Yet Goldman will be made whole with nary a peep from the public.

Greetings from New York, where as a German/Irishman, I'm celebrating St. Patrick's Day as I do every year: Getting half in the bag, starting a fight with myself, singing half of Too Ra Loo Ra Loo Rah and staying 50% stern and humorless.

Speaking of emotions, those who ignore their own while trading do so at their own risk. The computer-driven models that blow us up every few years are designed to remove emotion. The wild price fluctuations -- which rather predictably, cause markets to act in "impossible" ways every 4 or 5 years -- are the market's way of reminding statisticians that the herd (the investment masses who fund every generation's bubble), will simply not be modeled. It can always get weirder, worse, or more frightening than you think; those who try to convince themselves otherwise tend to sell bottoms and buy tops.

To be an American is to be of the belief that we invented all that is "free" and "market." We compare everything to the Great Depression and the Crash of '29 because it's the only mania any of us had grandparents or great grandparents tell us about firsthand. We tell ourselves we're not laissez-faire Hoover-ites; fly-fishing Republicans ignoring starving masses. It makes us feel somehow more evolved.

Our political leadership frantically elbows itself in front of any and all live microphones to express our outrage at whichever scapegoat makes the best sound-bite for the day:

"That Charles Grassley fella ain't subtle, but he has a point about AIG (AIG)," we hoot, "but a sense of guilt, an ability to bow, and maybe girl robots are the only things we should take from the Japanese, in terms of economics. No way we've topped for a quarter-century the way the Nikkei has. Or the way our grandparents did. Because we aren't anything like those guys. Now let's find a Wall Street fat cat and light him on fire!"

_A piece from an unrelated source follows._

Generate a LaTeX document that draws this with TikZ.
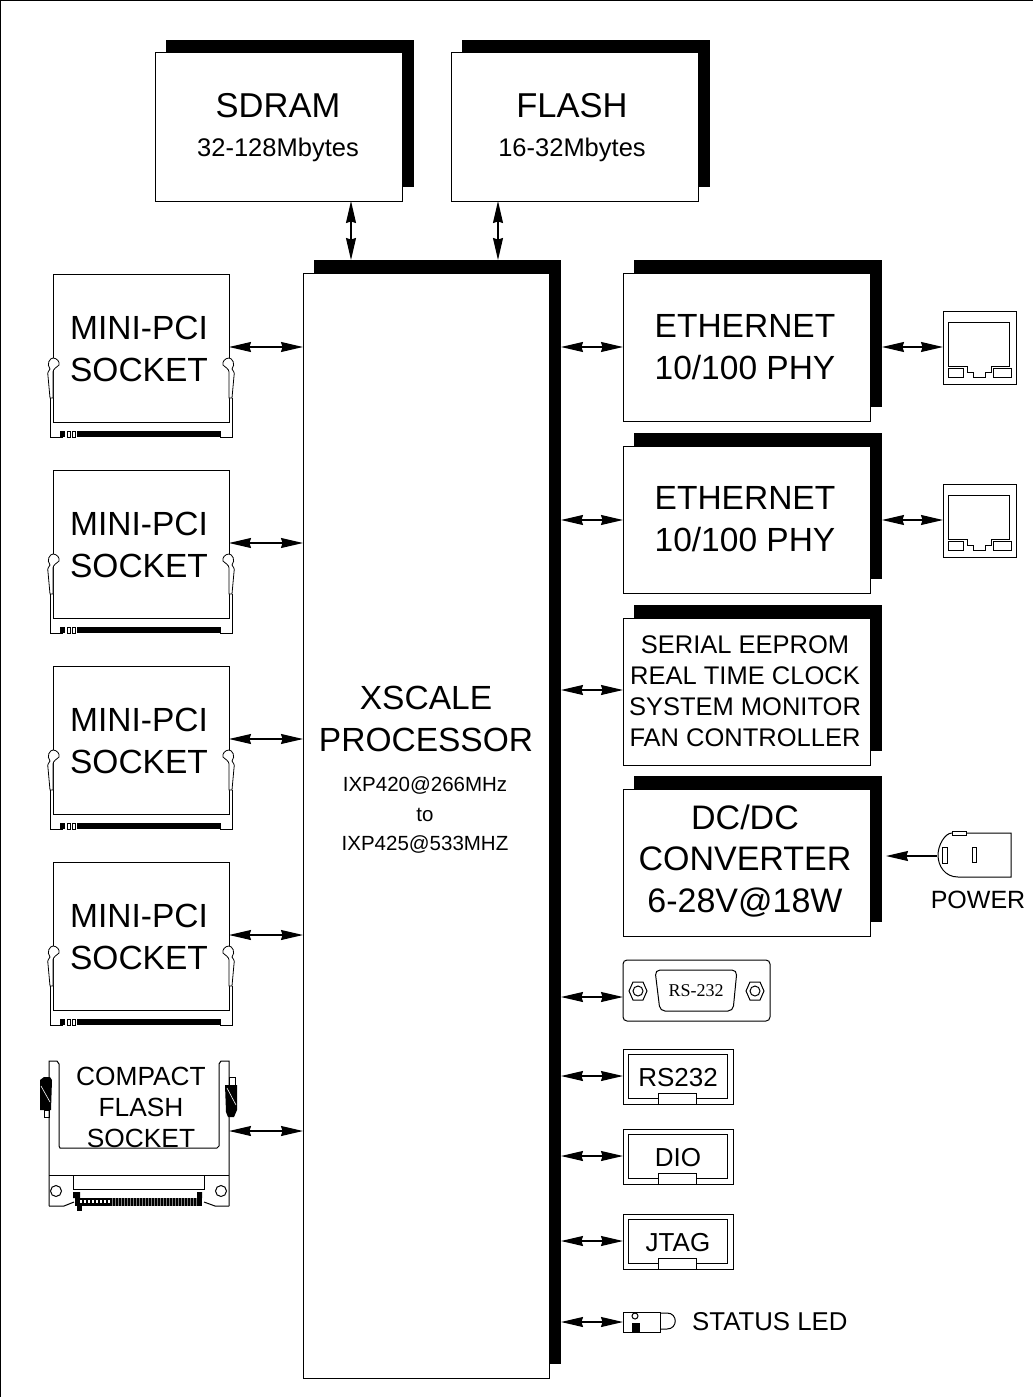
\documentclass[tikz,border=0pt]{standalone}
\usepackage{fontspec}
\setmainfont{Liberation Sans}
\newfontfamily\serifdb{Liberation Serif}
\usetikzlibrary{arrows.meta,positioning}
\tikzset{
  x=1pt,y=-1pt,
  ln/.style={draw=black,line width=1pt},
  thinln/.style={draw=black,line width=0.8pt},
  lbl/.style={align=center,inner sep=0pt,text=black},
  blockbox/.style={draw=black,line width=1pt,fill=white,anchor=north west,inner sep=0pt,outer sep=0pt},
  dbl/.style={line width=1.2pt,{Stealth[length=22pt,width=10pt,inset=1.5pt]}-{Stealth[length=22pt,width=10pt,inset=1.5pt]}},
  sgl/.style={line width=1.2pt,-{Stealth[length=22pt,width=10pt,inset=1.5pt]}},
}
% drop-shadow block: #1 name, #2 left, #3 top, #4 right, #5 bottom
\newcommand{\shadowblock}[5]{%
  \fill[black] (#2+11,#3-13) rectangle (#4+12,#5-14);
  \pgfmathsetmacro{\bw}{#4-#2}\pgfmathsetmacro{\bh}{#5-#3}
  \node[blockbox,minimum width=\bw pt,minimum height=\bh pt] (#1) at (#2,#3) {};
}
\newcommand{\minipci}[2]{% #1 name, #2 top y
  \begin{scope}[yshift=-#2pt]
  \node[blockbox,minimum width=176pt,minimum height=148pt] (#1) at (53,0) {};
  % left latch
  \draw[thinln,fill=white] (50,124) -- (48,102) .. controls (47,98) and (49,97) .. (50,95)
     .. controls (46,90) and (50,84) .. (53,84) .. controls (57,84) and (60,88) .. (59,91)
     .. controls (57,93) and (53,95) .. (53,98) -- (53,124) -- cycle;
  % right latch
  \draw[thinln,fill=white] (232,124) -- (234,102) .. controls (235,98) and (233,97) .. (232,95)
     .. controls (236,90) and (232,84) .. (229,84) .. controls (225,84) and (222,88) .. (223,91)
     .. controls (225,93) and (229,95) .. (229,98) -- (229,124) -- cycle;
  \draw[ln] (62,157) -- (62,163) -- (50,163) -- (50,124) (220,157) -- (220,163) -- (232,163) -- (232,124);
  \fill[black] (60,157) rectangle (65,163);
  \draw[thinln] (67,157) rectangle (70,163) (72,157) rectangle (75,163);
  \fill[black] (77,157) rectangle (221,163);
  \end{scope}
}
\newcommand{\rjport}[2]{% #1 name, #2 top y
  \begin{scope}[yshift=-#2pt]
  \node[blockbox,minimum width=73pt,minimum height=73pt] (#1) at (943,0) {};
  \draw[ln] (948,11) -- (1009,11) -- (1009,55) -- (991,55) -- (991,61) -- (985,61) -- (985,66) -- (973,66) -- (973,61) -- (967,61) -- (967,55) -- (948,55) -- cycle;
  \draw[ln] (948,57) rectangle (963,66) (993,57) rectangle (1011,66);
  \end{scope}
}
\newcommand{\hdr}[3]{% #1 name, #2 top y, #3 text
  \begin{scope}[yshift=-#2pt]
  \node[blockbox,minimum width=110pt,minimum height=55pt] (#1) at (623,0) {};
  \draw[ln] (628,5) rectangle (727,49);
  \draw[ln,fill=white] (658,44) rectangle (696,55);
  \node[lbl,font=\fontsize{26}{26}\selectfont] at (678,29) {#3};
  \end{scope}
}
\newcommand{\bigtxt}{\fontsize{33.5}{41.5}\selectfont}
\begin{document}
\begin{tikzpicture}
\useasboundingbox (0,0) rectangle (1033,1397);
\draw[line width=1pt] (0.5,1397) -- (0.5,0.5) -- (1033,0.5);

\shadowblock{sdram}{155}{53}{402}{201}
\node[lbl,font=\fontsize{34.5}{34}\selectfont] (tsdram) at (278,106) {SDRAM};
\node[lbl,font=\fontsize{25.5}{26}\selectfont] (tsdram2) at (278,150) {32-128Mbytes};
\shadowblock{flash}{451}{53}{698}{201}
\node[lbl,font=\fontsize{34.5}{34}\selectfont] (tflash) at (572,106) {FLASH};
\node[lbl,font=\fontsize{25.5}{26}\selectfont] (tflash2) at (572,150) {16-32Mbytes};

\shadowblock{cpu}{303}{273}{549}{1378}
\node[lbl,font=\bigtxt] (tcpu) at (426,719) {XSCALE\\PROCESSOR};
\node[lbl,font=\fontsize{20.5}{29.5}\selectfont] (tcpu2) at (425,815) {IXP420@266MHz\\to\\IXP425@533MHZ};

\shadowblock{eth1}{623}{273}{870}{421}
\node[lbl,font=\bigtxt] at (745,347) {ETHERNET\\10/100 PHY};
\shadowblock{eth2}{623}{446}{870}{593}
\node[lbl,font=\bigtxt] at (745,519) {ETHERNET\\10/100 PHY};
\shadowblock{ser}{623}{618}{870}{765}
\node[lbl,font=\fontsize{25.5}{31}\selectfont] at (745,691) {SERIAL EEPROM\\REAL TIME CLOCK\\SYSTEM MONITOR\\FAN CONTROLLER};
\shadowblock{dc}{623}{789}{870}{936}
\node[lbl,font=\fontsize{34}{41.5}\selectfont] at (745,861) {DC/DC\\CONVERTER\\6-28V@18W};

% Mini-PCI sockets
\minipci{mp1}{274}
\node[lbl,font=\bigtxt] at (139,349) {MINI-PCI\\SOCKET};
\minipci{mp2}{470}
\node[lbl,font=\bigtxt] at (139,545) {MINI-PCI\\SOCKET};
\minipci{mp3}{666}
\node[lbl,font=\bigtxt] at (139,741) {MINI-PCI\\SOCKET};
\minipci{mp4}{862}
\node[lbl,font=\bigtxt] at (139,937) {MINI-PCI\\SOCKET};

% Compact flash
\draw[ln] (49,1206) -- (49,1061) -- (57,1061) -- (59,1064) -- (59,1146) -- (60,1148) -- (217,1148) -- (219,1146) -- (219,1064) -- (221,1061) -- (229,1061) -- (229,1206);
\draw[ln] (49,1175) -- (229,1175);
\draw[ln] (73,1175) -- (73,1190) (204,1175) -- (204,1190) (73,1189) -- (204,1189);
\draw[ln] (49,1206) -- (64,1206) -- (74,1202) (229,1206) -- (215,1206) -- (204,1202);
\draw[ln] (56,1191) circle (5.5) (221,1191) circle (5.5);
\fill[black] (75,1198) rectangle (202,1206);
\fill[black] (73,1192) rectangle (80,1198) (197,1192) rectangle (202,1198);
\fill[black] (77,1206) rectangle (82,1211);
\foreach \px in {80,84,...,108}{\fill[white] (\px,1200) rectangle (\px+2,1203);}
\foreach \px in {112,115,...,198}{\fill[gray] (\px,1198) rectangle (\px+0.8,1206);}
% latches
\draw[ln] (44,1110) rectangle (49,1117);
\fill[black] (40,1080) -- (44,1077) -- (50,1077) -- (52,1080) -- (51,1110) -- (40,1110) -- cycle;
\draw[white,line width=0.6pt] (41,1086) -- (50,1102);
\draw[ln] (229,1077) rectangle (235,1085);
\fill[black] (225,1085) -- (237,1085) -- (237,1110) -- (234,1117) -- (228,1117) -- (226,1112) -- cycle;
\draw[white,line width=0.6pt] (227,1088) -- (236,1105);
\node[lbl,font=\fontsize{26.3}{31}\selectfont] (tcf) at (141,1107) {COMPACT\\FLASH\\SOCKET};
\coordinate (cf) at (229,1131);

% RJ45
\rjport{rj1}{311}
\rjport{rj2}{484}

% Power
\draw[ln] (966,833) -- (1011,833) -- (1011,877) -- (958,877) .. controls (945,877) and (938,866) .. (938,855) .. controls (938,845) and (945,833) .. (952,833);
\draw[ln,fill=white] (952,831) rectangle (966,835);
\draw[ln] (942,847) rectangle (947,863) (972,847) rectangle (976,862);
\coordinate (pw) at (937,856);
\coordinate (dcE) at (886,856);
\node[lbl,font=\fontsize{25}{25}\selectfont] at (978,900) {POWER};

% DB9
\node[blockbox,rounded corners=4pt,minimum width=147pt,minimum height=61pt] (db) at (623,960) {};
\draw[ln,rounded corners=5pt] (655,970) -- (737,970) -- (733,1011) -- (660,1011) -- cycle;
\node[lbl,font=\serifdb\fontsize{18}{18}\selectfont] at (696,991) {RS-232};
\foreach \cx in {638,755}{
  \draw[ln] (\cx,991) circle (5);
  \draw[ln] (\cx-9,991) -- (\cx-5,982) -- (\cx+5,982) -- (\cx+9,991) -- (\cx+5,1000) -- (\cx-5,1000) -- cycle;
}

% Headers
\hdr{h1}{1049}{RS232}
\hdr{h2}{1129}{DIO}
\hdr{h3}{1214}{JTAG}

% LED
\node[blockbox,minimum width=37pt,minimum height=20pt] (led) at (623,1312) {};
\draw[ln] (660,1313) -- (667,1313) .. controls (678,1313) and (678,1329) .. (667,1329) -- (660,1329);
\draw[ln] (635,1316) circle (3);
\fill[black] (632,1323) rectangle (640,1332);
\node[lbl,font=\fontsize{25.8}{26}\selectfont,anchor=west] (tled) at (692,1322) {STATUS LED};

% connector end points on the processor block and PHY blocks
\coordinate (cpuN1) at (351,260);
\coordinate (cpuN2) at (498,260);
\foreach \nm/\yy in {W1/347,W2/543,W3/739,W4/935,W5/1131}{\coordinate (cpu\nm) at (303,\yy);}
\foreach \nm/\yy in {E1/347,E2/520,E3/690,E4/997,E5/1076,E6/1156,E7/1241,E8/1322}{\coordinate (cpu\nm) at (561,\yy);}
\coordinate (eth1E) at (882,347);
\coordinate (eth2E) at (882,520);
% connectors
\draw[dbl] (sdram.south -| cpuN1) -- (cpuN1);
\draw[dbl] (flash.south -| cpuN2) -- (cpuN2);
\draw[dbl] (mp1.east |- cpuW1) -- (cpuW1);
\draw[dbl] (mp2.east |- cpuW2) -- (cpuW2);
\draw[dbl] (mp3.east |- cpuW3) -- (cpuW3);
\draw[dbl] (mp4.east |- cpuW4) -- (cpuW4);
\draw[dbl] (cf) -- (cpuW5);
\draw[dbl] (cpuE1) -- (eth1.west |- cpuE1);
\draw[dbl] (cpuE2) -- (eth2.west |- cpuE2);
\draw[dbl] (cpuE3) -- (ser.west |- cpuE3);
\draw[dbl] (eth1E) -- (rj1.west |- eth1E);
\draw[dbl] (eth2E) -- (rj2.west |- eth2E);
\draw[sgl] (pw) -- (dcE);
\draw[dbl] (cpuE4) -- (db.west |- cpuE4);
\draw[dbl] (cpuE5) -- (h1.west |- cpuE5);
\draw[dbl] (cpuE6) -- (h2.west |- cpuE6);
\draw[dbl] (cpuE7) -- (h3.west |- cpuE7);
\draw[dbl] (cpuE8) -- (led.west |- cpuE8);
\end{tikzpicture}
\end{document}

It's comforting to pretend this time is different, but it's only true in the specifics, not the boom/bust dynamics of markets. The guys trading the South Sea Company no doubt comforted themselves with the idea that they weren't trading Dutch tulips. When the South Sea bubble burst, Isaac Newton famously commented that he could "calculate the motion of heavenly bodies, but not the madness of people." Unaware of his own madness, Newton was a dedicated alchemist.

Whether you believe we were created or descended, we're animals who love shiny objects. We feverishly chase them until the fever breaks, when, to ward off humiliation, we loudly cry foul and seek vengeance. We're hunting AIG bonus-takers under the auspices of the same office that once hunted down Dick Grasso. Those who've been involved in market for more than a decade would note that neither Grasso's humiliation nor the Sarbanes-Oxley regulations stopped reckless speculative profiteering.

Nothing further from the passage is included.